Jasmine E. Harris: 2025 LSA John Hope Franklin Prize
Jasmine E. Harris, a professor of law in Penn Carey Law, was named the recipient of the 2025 John Hope Franklin Prize in the Law & Society Association’s annual awards.
Each year, the LSA honors leading international scholars for their groundbreaking publications and contributions to the study of law and society. This year, twenty award winners were recognized.
Ms. Harris was named a co-winner of the 2025 John Hope Franklin Prize–recognizing exceptional scholarship in the field of race, racism, and the law–for “The Political Economy of Conservatorship,” published in the UCLA Law Review.
“As an interdisciplinary scholar, it is truly an honor to receive the John Hope Franklin Award from the Law & Society Association for my work at the intersection of disability and race,” said Ms. Harris. “Disability labels have played a prominent role in state-sponsored subordination and economic and political control over racialized populations. Conservatorship is an extraordinary legal device that strips individuals of legal capacity and personhood.”
Ms. Harris’s article reinterprets conservatorship as a tool of racial and economic subordination, weaving legal history, disability theory, and racial critique into an incisive analysis of how disability law has been used to extract labor and property from Black and Indigenous communities.
“By connecting conservatorship’s historical deployment to its contemporary operation, Harris exposes the system’s deep-seated structural harm,” said the LSA in its profiles of 2025 award and prize recipients. “Her article exemplifies socio-legal scholarship at its finest and proposes an abolitionist framework with broad implications for race, disability, and legal reform.”

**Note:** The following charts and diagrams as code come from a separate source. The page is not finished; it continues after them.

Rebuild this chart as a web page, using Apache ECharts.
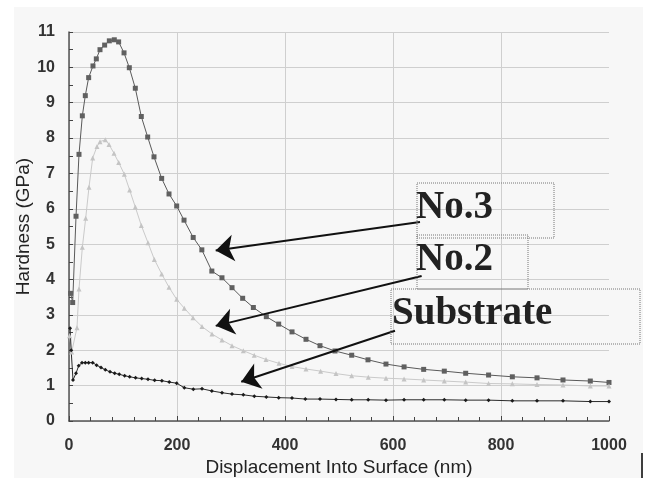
<!DOCTYPE html>
<html>
<head>
<meta charset="utf-8">
<script src="https://cdn.jsdelivr.net/npm/echarts@6/dist/echarts.min.js"></script>
<style>
  html, body { margin: 0; padding: 0; background: #ffffff; }
  #chart { width: 649px; height: 478px; }
</style>
</head>
<body>
<div id="chart"></div>
<script>
// displacement (nm) / hardness (GPa) pairs
const no3X = [3, 6.8, 13, 18.5, 24.7, 30.2, 36.4, 44.4, 50.6, 57.4, 66, 74.7, 83.9, 91.9, 101.9, 111.7, 122.8, 133.9, 145.7, 157.4, 171.6, 185.2, 199.4, 213, 230, 246, 264.5, 283.3, 301.9, 321.6, 341.4, 365.4, 388.3, 413, 438.9, 464.8, 492.6, 523.5, 553.7, 587, 620.5, 656.8, 695, 734.6, 777, 821, 866.7, 914.8, 965.4, 1000]
const no3Y = [3.61, 3.35, 5.79, 7.54, 8.63, 9.2, 9.71, 10.04, 10.24, 10.5, 10.63, 10.75, 10.78, 10.72, 10.41, 9.99, 9.41, 8.61, 8.03, 7.47, 6.86, 6.42, 6.08, 5.68, 5.19, 4.84, 4.24, 4.05, 3.77, 3.47, 3.21, 2.95, 2.74, 2.52, 2.31, 2.13, 1.98, 1.86, 1.73, 1.61, 1.53, 1.46, 1.41, 1.35, 1.3, 1.25, 1.22, 1.16, 1.13, 1.09]

const no2X = [1, 5, 14.8, 18.5, 24.7, 30.9, 37, 43.9, 51.8, 57.4, 67.2, 74.1, 83.3, 92, 102.4, 112.3, 122.8, 133.9, 146.3, 158, 171.6, 185.2, 199.4, 213.5, 229.6, 246.3, 264.8, 283.3, 301.9, 322.8, 343, 364.8, 388.9, 413, 438.9, 466, 494.4, 523.5, 554.3, 587, 620.5, 656.8, 695, 734.6, 777, 821, 866.7, 914.8, 965.4, 1000]
const no2Y = [2.41, 1.95, 2.64, 3.73, 4.91, 5.73, 6.61, 7.44, 7.76, 7.9, 7.95, 7.82, 7.57, 7.31, 6.98, 6.53, 6.05, 5.53, 5.04, 4.57, 4.16, 3.78, 3.44, 3.19, 2.92, 2.67, 2.46, 2.29, 2.13, 1.99, 1.86, 1.74, 1.63, 1.54, 1.47, 1.41, 1.34, 1.28, 1.24, 1.21, 1.19, 1.16, 1.13, 1.1, 1.06, 1.05, 1.03, 1.02, 0.99, 0.99]

const subX = [2, 4, 7.4, 13, 17.9, 24.1, 30.2, 36.4, 43.9, 51.2, 59.3, 67.2, 75.9, 84.6, 93.1, 103, 112.3, 123.3, 134.6, 146.3, 158.6, 172, 185.7, 199.4, 213.5, 230.2, 246.3, 264.5, 283.3, 301.9, 322.8, 343.2, 365.4, 388.3, 413, 437.6, 464.8, 494.4, 523.5, 554, 587, 620.5, 656.8, 695, 734.6, 777, 821, 866.7, 914.8, 965.4, 1000]
const subY = [2.62, 2.0, 1.16, 1.35, 1.56, 1.65, 1.65, 1.65, 1.65, 1.58, 1.51, 1.45, 1.39, 1.35, 1.32, 1.28, 1.25, 1.22, 1.2, 1.18, 1.15, 1.14, 1.1, 1.07, 0.94, 0.9, 0.91, 0.85, 0.8, 0.76, 0.74, 0.7, 0.68, 0.66, 0.65, 0.62, 0.62, 0.61, 0.6, 0.6, 0.59, 0.6, 0.6, 0.6, 0.59, 0.59, 0.57, 0.57, 0.57, 0.55, 0.55]

const xTicks = [0, 200, 400, 600, 800, 1000]
const yTicks = [0, 1, 2, 3, 4, 5, 6, 7, 8, 9, 10, 11]

// callout labels and where their arrows point (data space)
const calloutNames = ['No.3', 'No.2', 'Substrate']
const arrowFrom = [[650, 5.63], [653, 4.1], [603.7, 2.55]]
const arrowTo = [[271.7, 4.82], [271.7, 2.69], [319, 1.11]]

const pairs = (xs, ys) => xs.map((x, i) => [x, ys[i]])

const chart = echarts.init(document.getElementById('chart'))

const sans = 'Liberation Sans, Arial, sans-serif'
const tickText = { color: '#333', fontSize: 16, fontWeight: 'bold', fontFamily: sans }
const nameText = { color: '#222', fontSize: 19, fontFamily: sans }
const calloutFont = 'bold 39px "Liberation Serif", "Times New Roman", serif'
const boxStyle = { fill: 'none', stroke: '#777', lineWidth: 1, lineDash: [1, 1] }

chart.setOption({
  animation: false,
  backgroundColor: '#ffffff',
  grid: { left: 69, right: 40, top: 32, bottom: 57, outerBoundsMode: 'none' },
  xAxis: {
    type: 'value',
    min: xTicks[0],
    max: xTicks[xTicks.length - 1],
    interval: 200,
    name: 'Displacement Into Surface (nm)',
    nameLocation: 'middle',
    nameGap: 37,
    nameMoveOverlap: false,
    nameTextStyle: nameText,
    axisLine: { lineStyle: { color: '#555', width: 1.5 } },
    axisTick: { inside: true, length: 5, lineStyle: { color: '#444' } },
    minorTick: { show: true, splitNumber: 5, length: 4, lineStyle: { color: '#444' } },
    axisLabel: Object.assign({ margin: 17, formatter: v => String(v) }, tickText),
    splitLine: { show: true, lineStyle: { color: ['#cfcfcf', '#cfcfcf', '#cfcfcf', '#cfcfcf', '#cfcfcf', 'transparent'], width: 1 } }
  },
  yAxis: {
    type: 'value',
    min: yTicks[0],
    max: yTicks[yTicks.length - 1],
    interval: 1,
    name: 'Hardness (GPa)',
    nameLocation: 'middle',
    nameGap: 36,
    nameMoveOverlap: false,
    nameTextStyle: nameText,
    axisLine: { show: true, lineStyle: { color: '#555', width: 1.5 } },
    axisTick: { show: true, inside: true, length: 4, lineStyle: { color: '#444' } },
    minorTick: { show: true, splitNumber: 2, length: 4, lineStyle: { color: '#444' } },
    axisLabel: Object.assign({ margin: 14 }, tickText),
    splitLine: { show: true, lineStyle: { color: '#cfcfcf', width: 1 } }
  },
  graphic: [
    { type: 'rect', z: -10, shape: { x: 14, y: 7, width: 629, height: 471 }, style: { fill: '#f7f7f7' } },
    { type: 'rect', z: 10, shape: { x: 417, y: 183, width: 137, height: 55 }, style: boxStyle },
    { type: 'rect', z: 10, shape: { x: 417, y: 235, width: 111, height: 54 }, style: boxStyle },
    { type: 'rect', z: 10, shape: { x: 391, y: 289, width: 249, height: 55 }, style: boxStyle },
    { type: 'text', z: 11, left: 416, top: 188, style: { text: calloutNames[0], fill: '#222', font: calloutFont } },
    { type: 'text', z: 11, left: 416, top: 240, style: { text: calloutNames[1], fill: '#222', font: calloutFont } },
    { type: 'text', z: 11, left: 392, top: 294, style: { text: calloutNames[2], fill: '#222', font: calloutFont } },
    { type: 'line', z: 11, shape: { x1: 642, y1: 453, x2: 642, y2: 478 }, style: { stroke: '#000', lineWidth: 1.5 } }
  ],
  series: [
    {
      name: 'No.3',
      type: 'line',
      data: pairs(no3X, no3Y),
      symbol: 'rect',
      symbolSize: 5,
      showAllSymbol: true,
      lineStyle: { color: '#5a5a5a', width: 1 },
      itemStyle: { color: '#606060' }
    },
    {
      name: 'No.2',
      type: 'line',
      data: pairs(no2X, no2Y),
      symbol: 'triangle',
      symbolSize: 5,
      showAllSymbol: true,
      lineStyle: { color: '#cacaca', width: 1 },
      itemStyle: { color: '#c4c4c4' }
    },
    {
      name: 'Substrate',
      type: 'line',
      data: pairs(subX, subY),
      symbol: 'diamond',
      symbolSize: 4,
      showAllSymbol: true,
      lineStyle: { color: '#2a2a2a', width: 1 },
      itemStyle: { color: '#1a1a1a' },
      markLine: {
        silent: true,
        symbol: ['none', 'arrow'],
        symbolSize: [20, 18],
        label: { show: false },
        lineStyle: { color: '#111', width: 2, type: 'solid' },
        itemStyle: { color: '#111' },
        data: arrowFrom.map((p, i) => [{ coord: p }, { coord: arrowTo[i] }])
      }
    }
  ]
})
</script>
</body>
</html>
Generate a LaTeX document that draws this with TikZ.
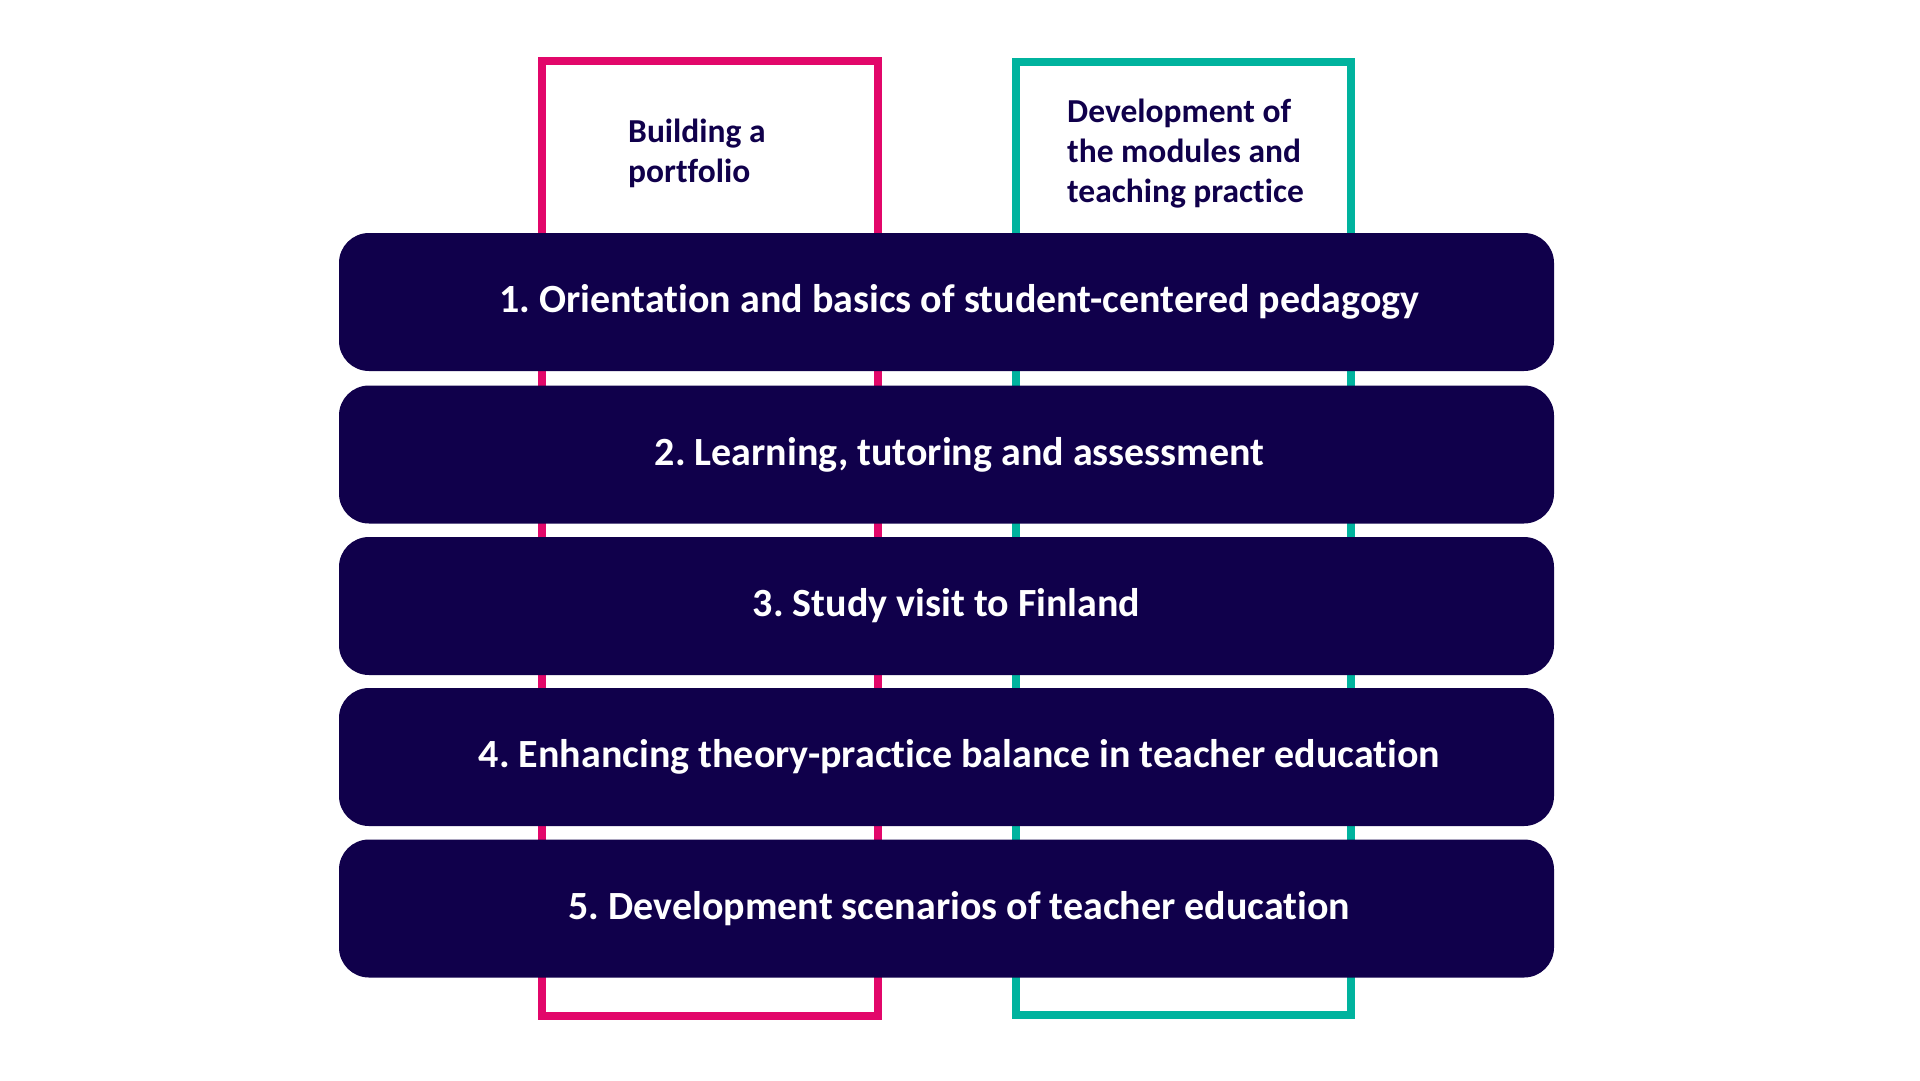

Ms. Harris is a law and inequality scholar with expertise in disability law, antidiscrimination law, and evidence. Her work addresses the relationship between law and equality, focusing on the law’s capacity to advance social norms of inclusion in the context of disability. She consults with federal and state lawmakers and legal advocates on legislative and policy reforms related to disability laws. She also serves on the board of directors for the Arc of the United States and as chair of the legal advocacy subcommittee, which advises the organization on impact litigation.